Mentale et poétique à la fois, la construction à quatre mains imaginée par Bagot et Darrot entraîne le regard à la quête d’un ailleurs innommable qui balance entre un paysage de montagne chinois et un site industriel fumant. Davantage technologiques, les compositions de Samuel Rousseau cultivent le paradoxe de s’offrir à voir dénuées de tout artifice pour nous inviter à la découverte de mondes à part, produits inattendus de l’art et de la science. L’étrangeté des pièces de Nicolas Darrot procèdent quant à elles d’un univers où le grotesque le dispute à la surprise et le curieux au drolatique sur le mode de petites saynètes aux pirouettes dérisoires. L’humain y est souvent mis à rude épreuve.
Il l’est aussi dans la peinture de Gaël Davrinche qui n’hésite pas ici à coiffer le portrait de son modèle d’un immense et visqueux poulpe dans ce jeu de permanente dérision qui est le sien, une façon décalée et réjouissante de dire l’autre. De subvertir aussi l’un des genres en peinture les plus anciens et les plus dignes. Cette volonté de décalage constitue pareillement le mode opératoire de la pratique photographique de Pierre & Gilles mais sur le mode du merveilleux. Qu’ils reprennent en compte certaines images cultes de l’histoire de l’art ou qu’ils se saisissent de sosies de modèles familiers, voire « people », comme c’est ici le cas.

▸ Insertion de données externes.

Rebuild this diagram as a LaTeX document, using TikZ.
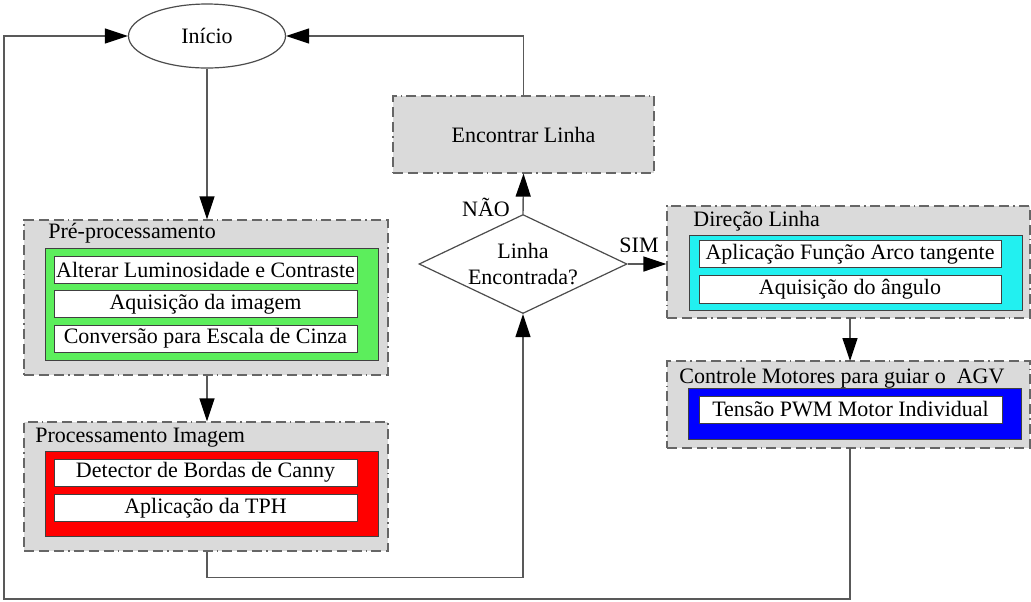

Côté manipulation, les hyperphotographies de Jean-François Rauzier n’ont pas d’égal. Au terme d’un long et laborieux travail informatique, l’artiste s’étant saisi d’un module iconique de référence le décline à l’infini pour instruire une image d’une toute autre trempe. Celle-ci déborde le regard non seulement par son format mais par l’abîme visuel dans lequel elle l’entraîne. Jouant quant à elle de la figure référentielle de la carte du monde, Jennifer Brial se plaît à la mettre en pièces. Ici, elle la détourne en en transformant l’image globulaire en un amusant porc-épic coloré ; là, elle la fragmente en un lot de modules triangulaires qu’elle assemble selon sa fantaisie suivant le principe du puzzle et en imprime une carte imaginaire. Tandis que celle-ci est accrochée au mur, ceux-ci sont placés en tas au sol. Le monde manipulé, en quelque sorte.
Sur le mode minimal, les sculptures tissées aux allures de toiles d’araignée de Gaëlle Chotard dessinent dans l’espace de bien étranges figures. Leur aspect organique nous fait pénétrer du regard les dédales et les diverticules d’un monde en suspension, comme si nous nous promenions dans les coulisses du vivant. Aux termes de quelle mystérieuse opération, Léa Barbazanges réussit-elle donc à nous donner à voir ses paysages de cristaux ? Elle se refuse à le dire. Nous restons donc là, face à ces images en relief virtuel, immaculées et brillantes, comme devant une énigme. Elles ne ressemblent à rien de ce que nous connaissons sinon que leur titre les apparente à une forme familière. A vue secrète, en quelque sorte.
Pleinement explicite, en revanche, puisque référentielle comme dit plus haut du titre de l’exposition lui-même, la sérigraphie de Jacques Villeglé aux mots d’« Être étonné c’est un bonheur » prend forme de l’alphabet socio-politique que l’artiste s’est inventé en 1969. Tout comme il s’est saisi des affiches lacérées anonymes pour en faire toute une galerie de « tableaux » contemporains d’un nouveau genre, Villeglé a pris aux murs de la ville les signes qui y étaient inscrits et les a passés à la moulinette de son imaginaire pour constituer un nouvel alphabet. De l’art de la métamorphose, vecteur obligé au bénéfice de tout étonnement réussi.